Make sure you’ve got the right balance of characters in your work. Too many humorous characters or whatever tip your work. Humour always works best when shown up against something else in any case. Wodehouse’s Wooster wouldn’t be funny if he hadn’t various odious aunts to outwit. Also Wooster, whilst rightly acknowledging Jeeves as a genius, is not totally dimwitted. Ensure your characters aren’t either. Each of your creations must have something positive going for them or you won’t get reader sympathy.
Your Characters and Their Minds/Lives
Do your characters change their minds? Do they hesitate? Do they find their original purpose isn’t what they thought and they need to adjust it or need to adjust what they do? Give your characters hell! It’s fun! And makes for better writing! What’s there not to like about that? Your characters should have friends and enemies. Relationships complicate plot which is all to the good as far as you’re concerned. You want your characters not to have an easy time of it!

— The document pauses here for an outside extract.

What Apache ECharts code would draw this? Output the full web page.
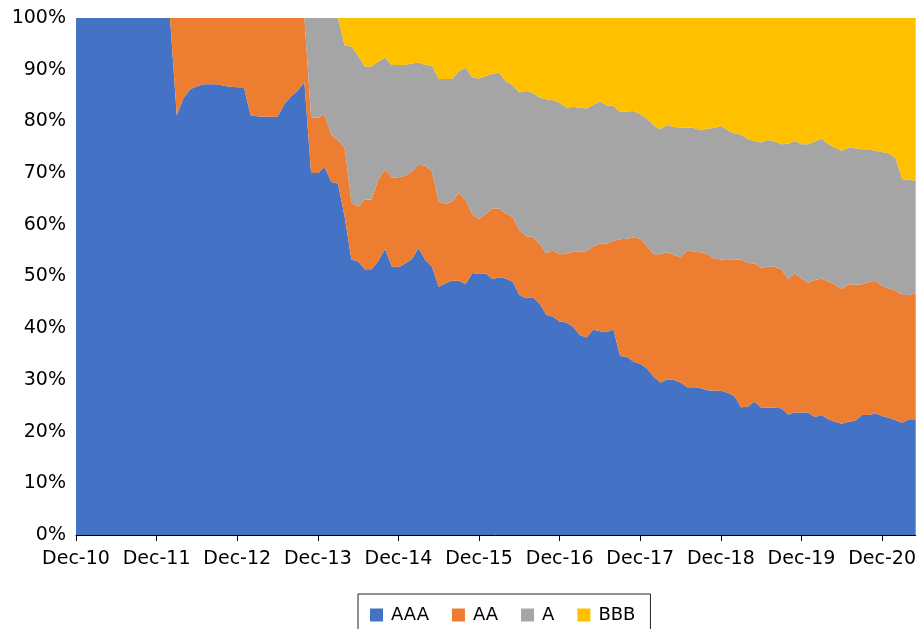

Making Something Look Easy
Good writing is an effortless read. I realized a long time ago if anyone makes something look easy that someone has worked bloody hard to achieve that. Prepare yourself for the long haul - your work will be better for a damned good edit.
Character Range
Can you see your characters acting out what they’re going through? Do your characters learn from what they go through? Do you have a nice range of characters? In any society, you get all ages, all backgrounds. Give them emotional depth - and remember experiences can make folk bitter as well as courageous. Jenny, for example, as I write at the moment is at loggerheads with her mother and is likely to remain that way for some time until Eileen shows some contrition or Jenny decides to let her grudge go at Eileen for dropping her right in it.
Character and Plot
Character versus plot? Plot versus character? It’s like trying to decide whether you need oxygen or not. You need both. Both need to be well thought out. Eileen’s awkwardness helps drive her plot as she makes life damned difficult for herself but she also needs a story to set up those difficulties for her to try and resolve.
Motivations
Look at motives. Not only can story ideas come from these, they can add emotional depth. Eileen’s chief motive is to stay on earth with her family and never to resume her old life. It colours her attitude, fuels her behaviour and sets up clashes with the Fairy Queen. Are the motives for your characters strong enough? Overwhelm your characters with problems - you get your story from how they cope.